Now let's take a ride with our ultimate hero, Frank.
What Frank Underwood can teach you about data plotting
Frank is pragmatic. Everyone who's ever watched "House of Cards" knows that the only metrics he cares about are numbers. And actually, we often do the same whenever we analyze aggregates or statistics.
We try to picture the world behind us. So imagine the following.
You analyzed the receipt data of a British discount retailer. On average, people buy 9 items during a transaction spending seven and a half pounds.
We have standard deviations for both variables. We know the formula for linear regressions. All properties and values are available to describe this phenomenon, right? So which is it?

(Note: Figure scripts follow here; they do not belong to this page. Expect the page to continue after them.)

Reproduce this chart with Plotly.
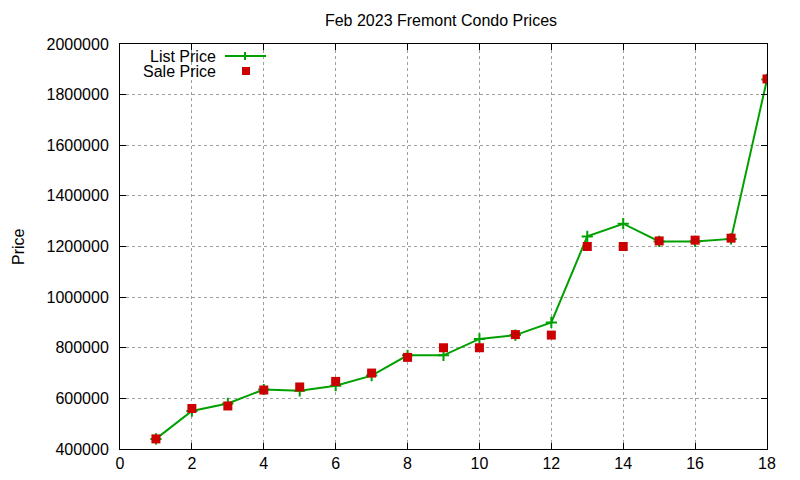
import plotly.graph_objects as go

# Feb 2023 Fremont condo listings, ordered by price
listing = list(range(1, 19))
list_price = [440000, 550000, 580000, 635000, 630000, 650000, 690000, 770000, 770000,
              835000, 850000, 900000, 1240000, 1290000, 1220000, 1220000, 1230000, 1860000]
sale_price = [440000, 560000, 570000, 633000, 645000, 667000, 700000, 762000, 800000,
              800000, 852000, 850000, 1200000, 1200000, 1222000, 1225000, 1233000, 1862000]

x_ticks = list(range(0, 19, 2))
y_ticks = list(range(400000, 2000001, 200000))

GREEN = "#00a000"
RED = "#cc0000"
FONT = "Liberation Sans"

# page body has an 8px margin all round, so the figure is smaller than the window
W, H = 784, 464
L, T, PW, PH = 112, 36, 647, 405

fig = go.Figure()
fig.add_trace(go.Scatter(x=listing, y=list_price, mode="lines+markers", name="List Price",
                         line=dict(color=GREEN, width=2),
                         marker=dict(symbol="cross-thin", size=8, line=dict(color=GREEN, width=2))))
fig.add_trace(go.Scatter(x=listing, y=sale_price, mode="markers", name="Sale Price",
                         marker=dict(symbol="square", size=9, color=RED)))

axis_style = dict(showline=True, linecolor="black", linewidth=1, mirror="ticks",
                  ticks="inside", ticklen=6, tickcolor="black", automargin=False,
                  showgrid=True, gridcolor="#a0a0a0", griddash="dot", gridwidth=1,
                  zeroline=False, tickfont=dict(size=16, color="black"))

fig.update_xaxes(range=[0, 18], tickvals=x_ticks, **axis_style)
fig.update_yaxes(range=[400000, 2000000], tickvals=y_ticks, tickformat="d",
                 ticklabelstandoff=7, **axis_style)


# helpers: window pixel -> paper coords
def px(x):
    return (x - 8 - L) / PW


def py(y):
    return 1 - (y - 8 - T) / PH


shapes = [
    dict(type="line", xref="paper", yref="paper", x0=px(225), x1=px(266),
         y0=py(56), y1=py(56), line=dict(color=GREEN, width=2)),
    dict(type="line", xref="paper", yref="paper", x0=px(245), x1=px(245),
         y0=py(52), y1=py(60), line=dict(color=GREEN, width=2)),
    dict(type="rect", xref="paper", yref="paper", x0=px(242), x1=px(250),
         y0=py(67), y1=py(75), fillcolor=RED, line=dict(width=0)),
]
annotations = [
    dict(text="List Price", xref="paper", yref="paper", x=px(218), y=py(56),
         xanchor="right", yanchor="middle", showarrow=False, font=dict(size=16, color="black")),
    dict(text="Sale Price", xref="paper", yref="paper", x=px(218), y=py(72),
         xanchor="right", yanchor="middle", showarrow=False, font=dict(size=16, color="black")),
    dict(text="Price", xref="paper", yref="paper", x=px(18), y=py(247), textangle=-90,
         xanchor="center", yanchor="middle", showarrow=False, font=dict(size=16, color="black")),
]

fig.update_layout(
    width=W, height=H,
    margin=dict(l=L, r=W - L - PW, t=T, b=H - T - PH),
    paper_bgcolor="white", plot_bgcolor="white",
    font=dict(family=FONT, color="black", size=16),
    title=dict(text="Feb 2023 Fremont Condo Prices", x=(441 - 8) / W, xanchor="center",
               y=1 - (20 - 8) / H, yanchor="middle", yref="container", font=dict(size=16)),
    showlegend=False,
    shapes=shapes,
    annotations=annotations,
)

fig.write_html("out.html")
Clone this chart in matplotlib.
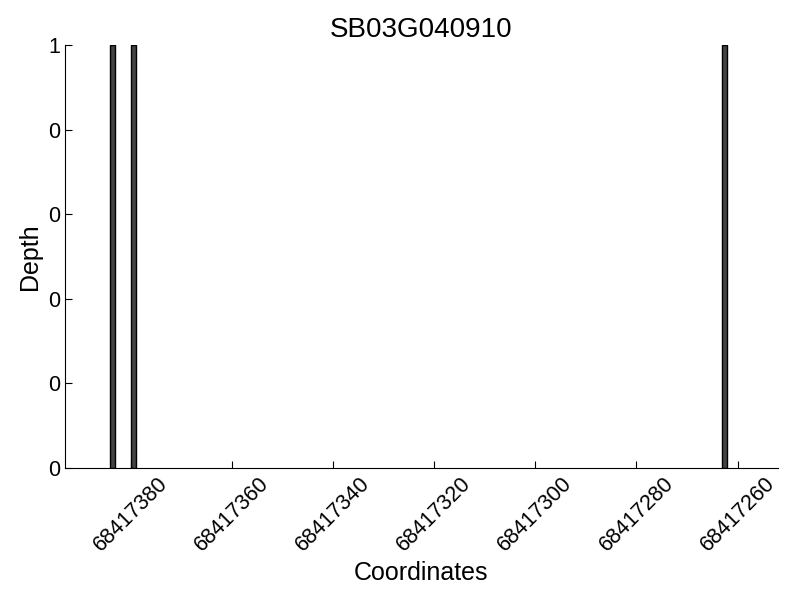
import matplotlib
matplotlib.use('Agg')
import matplotlib.pyplot as plt
from matplotlib.ticker import FormatStrFormatter

plt.rcParams['font.family'] = ['Liberation Sans', 'DejaVu Sans']

gene = 'SB03G040910'
positions = [68417383, 68417379, 68417262]
depths = [1, 1, 1]
xticks = [68417380, 68417360, 68417340, 68417320, 68417300, 68417280, 68417260]

fig = plt.figure(figsize=(8, 6), dpi=100)
ax = fig.add_axes([0.081, 0.22, 0.8915, 0.705])
ax.bar(positions, depths, width=1, align='edge', color='#444444',
       edgecolor='black', linewidth=1)

ax.set_xlim(max(positions) + 10, min(positions) - 10)
ax.set_ylim(0, 1)
ax.set_xticks(xticks)
ax.set_xticklabels([str(t) for t in xticks], rotation=45, ha='center')
ax.set_yticks([0, 0.2, 0.4, 0.6, 0.8, 1.0])
ax.yaxis.set_major_formatter(FormatStrFormatter('%d'))
ax.tick_params(direction='in', labelsize=15.5, length=5)

ax.spines['top'].set_visible(False)
ax.spines['right'].set_visible(False)

ax.set_xlabel('Coordinates', fontsize=18)
ax.set_ylabel('Depth', fontsize=18)
ax.set_title(gene, fontsize=20)

fig.savefig('out.png', dpi=100)
plt.close(fig)
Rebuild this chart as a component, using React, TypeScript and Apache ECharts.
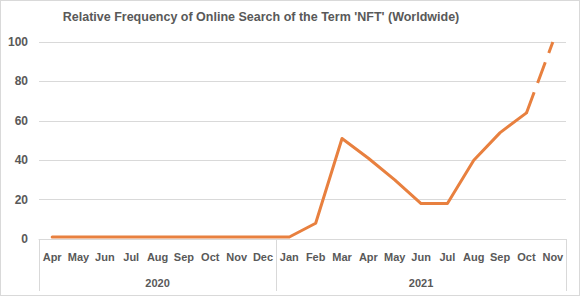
import React, { useEffect, useRef } from "react";
import * as echarts from "echarts";

const months = [
  "Apr", "May", "Jun", "Jul", "Aug", "Sep", "Oct", "Nov", "Dec",
  "Jan", "Feb", "Mar", "Apr", "May", "Jun", "Jul", "Aug", "Sep", "Oct", "Nov",
];
const years = ["2020", "2021"];
const yearStarts = [0, 9, 20]; // category boundaries of the year groups
const values = [1, 1, 1, 1, 1, 1, 1, 1, 1, 1, 8, 51, 41, 30, 18, 18, 40, 54, 64, 100];
const dashedFrom = 18; // last segment (Oct -> Nov 2021) is dashed
const yTicks = [0, 20, 40, 60, 80, 100];

const TITLE = "Relative Frequency of Online Search of the Term 'NFT' (Worldwide)";
const ORANGE = "#E8803F";
const GRAY = "#595959";
const LIGHT = "#D9D9D9";
const FONT = "'Liberation Sans', Arial, sans-serif";

export default function App() {
  const ref = useRef<HTMLDivElement>(null);
  useEffect(() => {
    if (!ref.current) return;
    const chart = echarts.init(ref.current, null, { renderer: "svg" });
    const solid = values.map((v, i) => (i <= dashedFrom ? v : "-"));
    const dashed = values.map((v, i) => (i >= dashedFrom ? v : "-"));
    const yearCenters = years.map((_, i) => (yearStarts[i] + yearStarts[i + 1]) / 2);
    chart.setOption({
      animation: false,
      graphic: [
        {
          type: "text",
          x: 261,
          y: 17,
          style: {
            text: TITLE,
            textAlign: "center",
            textVerticalAlign: "middle",
            fill: GRAY,
            font: `bold 12.5px ${FONT}`,
          },
        },
      ],
      grid: { left: 39, right: 14, top: 42, bottom: 57, containLabel: false },
      xAxis: [
        {
          type: "category",
          data: months,
          boundaryGap: true,
          axisLine: { show: true, lineStyle: { color: LIGHT, width: 1 } },
          axisTick: { show: false },
          axisLabel: { color: GRAY, fontWeight: "bold", fontSize: 11, fontFamily: FONT, margin: 12, interval: 0 },
        },
        {
          type: "value",
          min: 0,
          max: months.length,
          position: "bottom",
          axisLine: { show: false },
          splitLine: { show: false },
          axisTick: {
            show: true,
            customValues: yearStarts,
            length: 52,
            lineStyle: { color: LIGHT, width: 1 },
          },
          axisLabel: {
            customValues: yearCenters,
            formatter: (v: number) => years[yearCenters.indexOf(v)] ?? "",
            color: GRAY,
            fontWeight: "bold",
            fontSize: 11,
            fontFamily: FONT,
            margin: 38,
          },
        },
      ],
      yAxis: {
        type: "value",
        min: yTicks[0],
        max: yTicks[yTicks.length - 1],
        interval: 20,
        axisLine: { show: false },
        axisTick: { show: false },
        splitLine: { lineStyle: { color: LIGHT, width: 1 } },
        axisLabel: { color: GRAY, fontWeight: "bold", fontSize: 12, fontFamily: FONT, margin: 11 },
      },
      series: [
        {
          type: "line",
          data: solid,
          xAxisIndex: 0,
          symbol: "none",
          lineStyle: { color: ORANGE, width: 3, cap: "round", join: "round" },
        },
        {
          type: "line",
          data: dashed,
          xAxisIndex: 0,
          symbol: "none",
          lineStyle: { color: ORANGE, width: 3, type: [22, 10], cap: "butt" },
        },
      ],
    });
    return () => chart.dispose();
  }, []);
  return (
    <div
      style={{
        position: "fixed",
        left: 0,
        top: 0,
        width: 580,
        height: 296,
        boxSizing: "border-box",
        border: `1px solid ${LIGHT}`,
        background: "#fff",
      }}
    >
      <div ref={ref} style={{ position: "absolute", left: -1, top: -1, width: 580, height: 296 }} />
    </div>
  );
}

Which chart is defined by those metrics?
Let's say your boss wants you to increase the average number of items bought by customers to 10. When looking at Chart 1 - it seems doable, but when looking at Chart 4 - rather impossible.
The problem is that all four datasets can be described with the same statistics. But as you can see, looking at the data's visual distribution, the plot dots' configurations are completely different.
Again, as with Simpson, it's not really about our guide – Frank Underwood, but a different Frank. His name was Frank Anscombe, and in 1973 he drew those four charts to remind us about the importance of plotting the data.
So if there is one thing that Frank can teach you: always try to plot the data. Don't rely on statistics and aggregates.
Summary
This is the end of our data science journey guided by our three heroes. I hope that the next time when you see Homer Simpson, a hipster girl, or Frank Underwood, they will remind you of the following:
- The trend may revert. When you combine the data from groups, you may see discrepancies.
- Watch out for small sample conclusions that you try to extrapolate to big groups.
- No matter what, try to plot the data.
Big data exploration through loyalty data analytics can fuel your brand with meaningful knowledge and enable you to adapt your strategy to any circumstances.